• Exercise aim: Reproduce exactly the lines from the top of the records below through the line holding "from matplotlib.ticker import".

Entries with chart source code
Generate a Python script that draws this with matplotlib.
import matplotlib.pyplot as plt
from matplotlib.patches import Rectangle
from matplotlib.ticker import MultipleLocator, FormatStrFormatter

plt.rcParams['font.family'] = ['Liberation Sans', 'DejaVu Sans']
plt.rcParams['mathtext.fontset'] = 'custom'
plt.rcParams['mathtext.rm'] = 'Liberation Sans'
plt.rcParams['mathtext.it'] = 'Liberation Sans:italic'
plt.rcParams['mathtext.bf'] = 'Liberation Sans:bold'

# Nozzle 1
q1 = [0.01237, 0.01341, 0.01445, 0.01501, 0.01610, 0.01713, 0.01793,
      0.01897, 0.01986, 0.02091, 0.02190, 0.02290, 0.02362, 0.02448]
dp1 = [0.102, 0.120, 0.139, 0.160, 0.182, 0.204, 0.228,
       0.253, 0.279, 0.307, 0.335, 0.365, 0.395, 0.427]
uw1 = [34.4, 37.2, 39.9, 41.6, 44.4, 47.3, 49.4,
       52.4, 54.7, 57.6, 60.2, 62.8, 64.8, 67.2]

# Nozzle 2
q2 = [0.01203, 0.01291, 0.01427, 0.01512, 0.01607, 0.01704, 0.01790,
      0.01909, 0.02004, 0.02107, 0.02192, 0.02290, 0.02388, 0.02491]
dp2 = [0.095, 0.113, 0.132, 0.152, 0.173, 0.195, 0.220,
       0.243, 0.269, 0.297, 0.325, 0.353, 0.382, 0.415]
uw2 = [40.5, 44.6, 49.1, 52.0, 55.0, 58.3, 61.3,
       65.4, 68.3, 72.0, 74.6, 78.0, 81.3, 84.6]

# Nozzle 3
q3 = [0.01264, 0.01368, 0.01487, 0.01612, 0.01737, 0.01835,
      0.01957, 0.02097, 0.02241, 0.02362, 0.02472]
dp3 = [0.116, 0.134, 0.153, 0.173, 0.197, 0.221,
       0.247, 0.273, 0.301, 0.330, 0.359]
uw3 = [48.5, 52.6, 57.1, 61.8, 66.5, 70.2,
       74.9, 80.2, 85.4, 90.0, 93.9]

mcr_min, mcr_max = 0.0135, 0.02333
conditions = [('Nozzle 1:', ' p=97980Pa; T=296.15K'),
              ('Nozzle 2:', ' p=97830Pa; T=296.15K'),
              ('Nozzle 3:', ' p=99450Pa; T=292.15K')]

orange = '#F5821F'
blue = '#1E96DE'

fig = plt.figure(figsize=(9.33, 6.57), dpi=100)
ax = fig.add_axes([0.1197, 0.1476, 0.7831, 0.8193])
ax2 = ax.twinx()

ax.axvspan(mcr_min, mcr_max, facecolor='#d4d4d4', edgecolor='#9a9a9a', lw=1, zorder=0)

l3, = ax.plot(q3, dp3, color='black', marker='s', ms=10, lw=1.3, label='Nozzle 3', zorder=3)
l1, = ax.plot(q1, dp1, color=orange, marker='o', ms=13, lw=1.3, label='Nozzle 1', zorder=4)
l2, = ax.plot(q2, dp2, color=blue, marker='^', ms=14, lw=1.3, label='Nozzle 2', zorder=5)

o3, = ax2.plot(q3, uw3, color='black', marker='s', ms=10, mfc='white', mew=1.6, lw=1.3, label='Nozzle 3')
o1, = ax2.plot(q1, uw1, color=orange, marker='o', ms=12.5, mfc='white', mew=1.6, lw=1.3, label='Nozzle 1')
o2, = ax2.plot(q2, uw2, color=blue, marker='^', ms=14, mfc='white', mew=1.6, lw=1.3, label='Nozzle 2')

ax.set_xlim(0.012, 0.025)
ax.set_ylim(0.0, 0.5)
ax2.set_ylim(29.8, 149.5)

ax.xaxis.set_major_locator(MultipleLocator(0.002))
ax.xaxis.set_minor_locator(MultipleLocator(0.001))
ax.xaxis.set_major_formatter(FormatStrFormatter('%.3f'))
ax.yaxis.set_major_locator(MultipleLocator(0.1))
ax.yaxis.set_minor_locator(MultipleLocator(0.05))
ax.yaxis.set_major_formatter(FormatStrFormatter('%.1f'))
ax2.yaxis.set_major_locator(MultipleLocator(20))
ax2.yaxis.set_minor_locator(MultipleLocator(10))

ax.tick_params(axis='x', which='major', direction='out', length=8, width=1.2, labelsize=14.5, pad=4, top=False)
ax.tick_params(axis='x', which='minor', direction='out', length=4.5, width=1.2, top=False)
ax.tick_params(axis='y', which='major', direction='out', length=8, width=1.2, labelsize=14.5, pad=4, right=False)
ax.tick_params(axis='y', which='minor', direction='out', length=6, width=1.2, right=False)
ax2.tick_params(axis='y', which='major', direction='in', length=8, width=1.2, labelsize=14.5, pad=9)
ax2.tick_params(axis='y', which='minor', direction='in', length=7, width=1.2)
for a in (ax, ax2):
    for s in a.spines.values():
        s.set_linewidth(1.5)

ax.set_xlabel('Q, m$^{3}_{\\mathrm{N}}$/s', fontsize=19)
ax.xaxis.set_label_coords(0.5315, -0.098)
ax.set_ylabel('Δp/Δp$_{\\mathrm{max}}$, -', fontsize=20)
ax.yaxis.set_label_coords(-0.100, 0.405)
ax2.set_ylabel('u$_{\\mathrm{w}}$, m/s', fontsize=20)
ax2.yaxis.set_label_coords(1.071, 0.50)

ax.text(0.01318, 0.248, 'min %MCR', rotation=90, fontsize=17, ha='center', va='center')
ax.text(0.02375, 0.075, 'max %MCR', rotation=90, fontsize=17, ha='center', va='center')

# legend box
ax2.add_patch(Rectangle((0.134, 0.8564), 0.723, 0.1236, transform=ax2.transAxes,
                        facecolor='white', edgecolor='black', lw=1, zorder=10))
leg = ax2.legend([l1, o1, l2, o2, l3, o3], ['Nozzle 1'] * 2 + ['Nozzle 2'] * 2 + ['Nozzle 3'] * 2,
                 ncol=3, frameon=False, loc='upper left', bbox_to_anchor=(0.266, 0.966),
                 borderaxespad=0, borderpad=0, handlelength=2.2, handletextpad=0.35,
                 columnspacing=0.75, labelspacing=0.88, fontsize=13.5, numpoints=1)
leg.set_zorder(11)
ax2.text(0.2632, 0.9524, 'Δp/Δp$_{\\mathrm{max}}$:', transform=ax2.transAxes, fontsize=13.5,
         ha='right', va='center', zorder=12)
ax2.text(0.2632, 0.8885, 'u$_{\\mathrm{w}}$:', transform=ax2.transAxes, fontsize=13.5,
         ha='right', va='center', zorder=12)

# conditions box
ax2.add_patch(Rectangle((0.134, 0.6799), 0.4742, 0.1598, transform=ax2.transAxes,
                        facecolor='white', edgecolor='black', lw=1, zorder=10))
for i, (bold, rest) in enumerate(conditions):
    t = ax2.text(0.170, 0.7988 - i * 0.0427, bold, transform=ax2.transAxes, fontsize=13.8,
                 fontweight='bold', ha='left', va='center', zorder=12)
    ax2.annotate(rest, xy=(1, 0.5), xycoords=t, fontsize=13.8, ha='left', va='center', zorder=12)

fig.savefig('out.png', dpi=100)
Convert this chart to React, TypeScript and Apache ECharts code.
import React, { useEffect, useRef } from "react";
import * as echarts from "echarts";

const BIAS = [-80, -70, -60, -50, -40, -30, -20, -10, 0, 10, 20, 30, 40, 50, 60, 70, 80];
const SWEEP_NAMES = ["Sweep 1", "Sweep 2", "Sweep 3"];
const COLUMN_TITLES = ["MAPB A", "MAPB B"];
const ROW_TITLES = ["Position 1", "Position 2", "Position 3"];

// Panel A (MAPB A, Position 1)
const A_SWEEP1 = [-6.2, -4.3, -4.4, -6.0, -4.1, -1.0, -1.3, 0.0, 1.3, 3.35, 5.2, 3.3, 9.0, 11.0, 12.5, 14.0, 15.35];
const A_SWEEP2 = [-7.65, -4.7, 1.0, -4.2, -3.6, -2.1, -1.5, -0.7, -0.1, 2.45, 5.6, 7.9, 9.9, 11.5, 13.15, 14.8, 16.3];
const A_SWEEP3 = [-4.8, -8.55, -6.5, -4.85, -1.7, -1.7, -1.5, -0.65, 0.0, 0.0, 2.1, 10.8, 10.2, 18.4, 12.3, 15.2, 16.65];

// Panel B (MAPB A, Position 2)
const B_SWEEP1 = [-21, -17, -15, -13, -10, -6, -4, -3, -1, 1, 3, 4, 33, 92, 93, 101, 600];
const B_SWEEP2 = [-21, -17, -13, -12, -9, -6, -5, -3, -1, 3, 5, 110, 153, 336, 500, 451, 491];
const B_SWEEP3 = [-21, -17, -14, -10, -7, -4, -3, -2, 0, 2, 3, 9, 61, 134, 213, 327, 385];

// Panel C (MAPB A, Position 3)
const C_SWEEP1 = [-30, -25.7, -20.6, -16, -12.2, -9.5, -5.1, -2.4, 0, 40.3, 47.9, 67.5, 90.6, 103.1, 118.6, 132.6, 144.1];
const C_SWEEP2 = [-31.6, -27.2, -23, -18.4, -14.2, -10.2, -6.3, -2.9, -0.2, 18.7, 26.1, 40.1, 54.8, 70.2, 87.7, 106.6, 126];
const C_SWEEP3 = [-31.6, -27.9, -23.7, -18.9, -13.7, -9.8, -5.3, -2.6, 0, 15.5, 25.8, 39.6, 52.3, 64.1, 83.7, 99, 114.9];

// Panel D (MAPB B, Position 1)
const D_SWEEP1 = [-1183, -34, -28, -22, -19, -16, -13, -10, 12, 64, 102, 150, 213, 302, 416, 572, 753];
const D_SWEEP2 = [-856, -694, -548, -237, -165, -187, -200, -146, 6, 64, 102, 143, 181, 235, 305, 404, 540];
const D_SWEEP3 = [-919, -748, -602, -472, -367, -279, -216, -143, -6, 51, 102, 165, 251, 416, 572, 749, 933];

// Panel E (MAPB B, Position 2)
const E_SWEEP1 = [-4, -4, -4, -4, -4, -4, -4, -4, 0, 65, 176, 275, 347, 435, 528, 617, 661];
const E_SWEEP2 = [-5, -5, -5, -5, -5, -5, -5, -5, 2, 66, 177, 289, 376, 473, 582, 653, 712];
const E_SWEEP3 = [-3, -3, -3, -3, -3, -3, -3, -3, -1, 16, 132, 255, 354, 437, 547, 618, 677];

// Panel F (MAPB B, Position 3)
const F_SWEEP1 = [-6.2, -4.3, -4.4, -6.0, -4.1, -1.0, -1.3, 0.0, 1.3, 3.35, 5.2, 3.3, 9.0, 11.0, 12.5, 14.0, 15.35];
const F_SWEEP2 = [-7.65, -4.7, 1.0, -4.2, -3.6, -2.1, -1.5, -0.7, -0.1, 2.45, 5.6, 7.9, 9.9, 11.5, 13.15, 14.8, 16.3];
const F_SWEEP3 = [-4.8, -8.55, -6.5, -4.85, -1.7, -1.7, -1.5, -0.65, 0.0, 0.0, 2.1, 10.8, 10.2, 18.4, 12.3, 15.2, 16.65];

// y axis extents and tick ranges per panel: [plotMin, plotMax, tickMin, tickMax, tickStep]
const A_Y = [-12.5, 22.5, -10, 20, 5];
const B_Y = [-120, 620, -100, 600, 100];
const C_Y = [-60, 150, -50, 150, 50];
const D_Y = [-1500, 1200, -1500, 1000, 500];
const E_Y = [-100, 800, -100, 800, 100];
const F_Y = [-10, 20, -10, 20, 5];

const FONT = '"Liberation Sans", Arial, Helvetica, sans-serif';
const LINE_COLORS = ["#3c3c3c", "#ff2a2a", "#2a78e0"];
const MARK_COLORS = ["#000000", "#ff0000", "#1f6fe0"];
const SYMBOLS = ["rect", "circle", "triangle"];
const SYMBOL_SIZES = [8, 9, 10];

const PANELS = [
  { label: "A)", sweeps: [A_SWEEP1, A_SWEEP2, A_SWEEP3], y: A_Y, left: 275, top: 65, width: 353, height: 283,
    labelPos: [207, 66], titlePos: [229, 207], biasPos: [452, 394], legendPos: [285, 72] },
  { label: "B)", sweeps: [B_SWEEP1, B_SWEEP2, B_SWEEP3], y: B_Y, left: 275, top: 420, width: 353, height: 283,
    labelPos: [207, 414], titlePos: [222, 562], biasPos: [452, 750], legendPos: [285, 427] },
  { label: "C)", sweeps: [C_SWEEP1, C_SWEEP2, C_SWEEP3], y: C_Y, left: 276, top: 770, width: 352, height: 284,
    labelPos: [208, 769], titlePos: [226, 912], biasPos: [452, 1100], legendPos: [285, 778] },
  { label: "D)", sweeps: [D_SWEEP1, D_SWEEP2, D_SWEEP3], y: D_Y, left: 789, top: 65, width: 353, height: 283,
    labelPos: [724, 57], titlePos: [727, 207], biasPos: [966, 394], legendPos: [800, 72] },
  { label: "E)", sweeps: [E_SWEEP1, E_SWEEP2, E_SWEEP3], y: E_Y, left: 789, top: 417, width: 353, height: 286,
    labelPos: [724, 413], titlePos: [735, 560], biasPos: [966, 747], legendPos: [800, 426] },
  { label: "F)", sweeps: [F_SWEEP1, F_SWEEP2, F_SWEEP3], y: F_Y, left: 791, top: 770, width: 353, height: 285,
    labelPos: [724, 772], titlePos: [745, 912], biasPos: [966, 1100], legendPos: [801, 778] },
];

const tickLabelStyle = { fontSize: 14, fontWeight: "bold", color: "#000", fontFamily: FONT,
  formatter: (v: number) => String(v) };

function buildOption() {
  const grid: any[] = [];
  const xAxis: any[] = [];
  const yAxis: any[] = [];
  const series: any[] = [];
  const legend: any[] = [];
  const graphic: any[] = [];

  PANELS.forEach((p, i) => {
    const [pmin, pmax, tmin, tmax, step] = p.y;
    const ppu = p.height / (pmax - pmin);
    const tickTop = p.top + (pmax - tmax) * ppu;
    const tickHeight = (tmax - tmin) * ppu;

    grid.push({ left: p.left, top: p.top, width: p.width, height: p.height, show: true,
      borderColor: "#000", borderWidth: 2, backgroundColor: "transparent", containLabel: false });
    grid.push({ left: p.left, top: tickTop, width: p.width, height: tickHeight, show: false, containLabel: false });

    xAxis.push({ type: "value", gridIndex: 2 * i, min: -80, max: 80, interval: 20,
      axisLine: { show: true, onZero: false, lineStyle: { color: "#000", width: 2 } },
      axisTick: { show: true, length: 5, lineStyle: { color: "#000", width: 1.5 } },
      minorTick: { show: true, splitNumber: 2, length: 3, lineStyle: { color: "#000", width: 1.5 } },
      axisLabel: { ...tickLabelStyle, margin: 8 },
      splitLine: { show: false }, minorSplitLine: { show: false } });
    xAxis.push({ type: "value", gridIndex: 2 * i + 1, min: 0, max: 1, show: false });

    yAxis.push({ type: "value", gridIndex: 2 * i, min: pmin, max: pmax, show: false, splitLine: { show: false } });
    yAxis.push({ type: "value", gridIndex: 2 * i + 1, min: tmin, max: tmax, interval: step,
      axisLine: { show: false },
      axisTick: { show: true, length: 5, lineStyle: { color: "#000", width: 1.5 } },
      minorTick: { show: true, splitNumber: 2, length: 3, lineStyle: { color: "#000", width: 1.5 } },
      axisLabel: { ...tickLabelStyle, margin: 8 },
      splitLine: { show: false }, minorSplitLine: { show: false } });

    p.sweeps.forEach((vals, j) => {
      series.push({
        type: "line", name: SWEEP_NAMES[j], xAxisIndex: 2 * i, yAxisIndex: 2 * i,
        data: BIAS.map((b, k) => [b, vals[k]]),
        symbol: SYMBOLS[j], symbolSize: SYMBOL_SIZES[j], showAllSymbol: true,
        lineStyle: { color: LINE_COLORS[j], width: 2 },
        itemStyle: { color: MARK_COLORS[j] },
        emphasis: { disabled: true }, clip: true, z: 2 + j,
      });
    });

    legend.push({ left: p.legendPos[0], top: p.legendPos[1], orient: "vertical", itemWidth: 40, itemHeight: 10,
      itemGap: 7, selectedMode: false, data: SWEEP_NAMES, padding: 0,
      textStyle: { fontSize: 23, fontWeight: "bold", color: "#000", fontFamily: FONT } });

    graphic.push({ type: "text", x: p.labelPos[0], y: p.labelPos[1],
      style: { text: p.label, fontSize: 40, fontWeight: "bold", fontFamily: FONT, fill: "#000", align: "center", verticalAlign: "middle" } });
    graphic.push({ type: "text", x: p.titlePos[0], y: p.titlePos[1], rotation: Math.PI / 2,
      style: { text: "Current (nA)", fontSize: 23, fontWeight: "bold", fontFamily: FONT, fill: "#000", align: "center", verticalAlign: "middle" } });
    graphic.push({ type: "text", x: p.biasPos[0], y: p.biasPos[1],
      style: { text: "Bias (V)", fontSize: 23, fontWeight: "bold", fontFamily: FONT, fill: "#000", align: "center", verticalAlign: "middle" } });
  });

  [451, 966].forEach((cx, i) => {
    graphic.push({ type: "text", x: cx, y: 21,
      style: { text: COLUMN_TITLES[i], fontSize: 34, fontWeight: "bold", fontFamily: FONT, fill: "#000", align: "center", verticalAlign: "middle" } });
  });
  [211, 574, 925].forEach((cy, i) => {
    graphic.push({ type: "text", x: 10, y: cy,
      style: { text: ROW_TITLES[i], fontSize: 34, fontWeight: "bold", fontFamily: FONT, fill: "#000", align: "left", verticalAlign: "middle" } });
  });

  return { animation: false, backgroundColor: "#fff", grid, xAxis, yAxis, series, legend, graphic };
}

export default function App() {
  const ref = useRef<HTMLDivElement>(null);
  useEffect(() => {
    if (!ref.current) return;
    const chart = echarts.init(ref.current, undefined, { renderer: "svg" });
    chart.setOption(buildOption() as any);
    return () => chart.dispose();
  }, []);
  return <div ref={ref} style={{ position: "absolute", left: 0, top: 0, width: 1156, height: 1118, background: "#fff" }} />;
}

• Solution to the problem:
Generate a Python script that draws this with matplotlib.
import matplotlib.pyplot as plt
from matplotlib.patches import Rectangle
from matplotlib.ticker import MultipleLocator, FormatStrFormatter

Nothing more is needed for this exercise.